A quantum memory that operates at telecom wavelengths

Researchers at Delft University of Technology (TU Delft) have developed a new mechanical quantum memory with sufficiently long storage times, a high readout efficiency, and the ability to operate at telecom wavelengths. 

As key component of quantum repeaters, the main enablers of a future quantum Internet, quantum memories (QRAM) are the quantum-mechanical equivalents of more conventional computer memories, such as random-access memories (RAM).

Ideally, a quantum memory should be able to retain information for substantial periods of time, store true quantum states, read out data efficiently and operate at low-loss telecommunication wavelengths.

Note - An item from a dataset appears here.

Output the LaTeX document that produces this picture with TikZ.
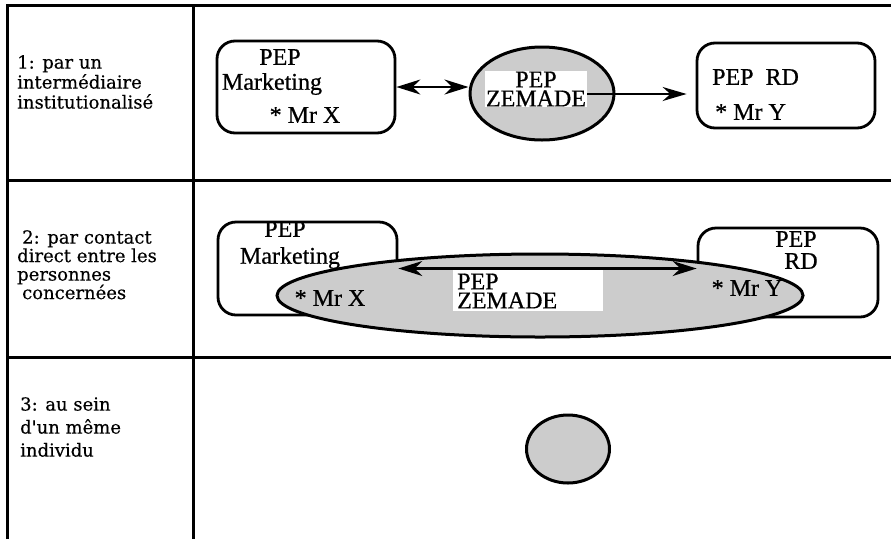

The quantum memory devised the team has several advantageous characteristics. One of the main ones is that it is fully engineerable, which means that the optical wavelengths at which it operates are selectable, as the system’s optical and mechanical resonances are fully artificial. The researchers designed them using a computer and then fabricated the device accordingly.

While many previously developed quantum memories achieved promising results, very few of them were able to operate at telecom wavelengths (around 1550 nm), which are essentially the wavelengths at which all telecommunication takes place over long distances. Moreover, memories that were able to operate at these wavelengths were either very complex or had extremely short lifetimes.

This QRAM is still a proof of concept, but its performance is very promising. (Phys.org)

The paper has been published in Nature Physics.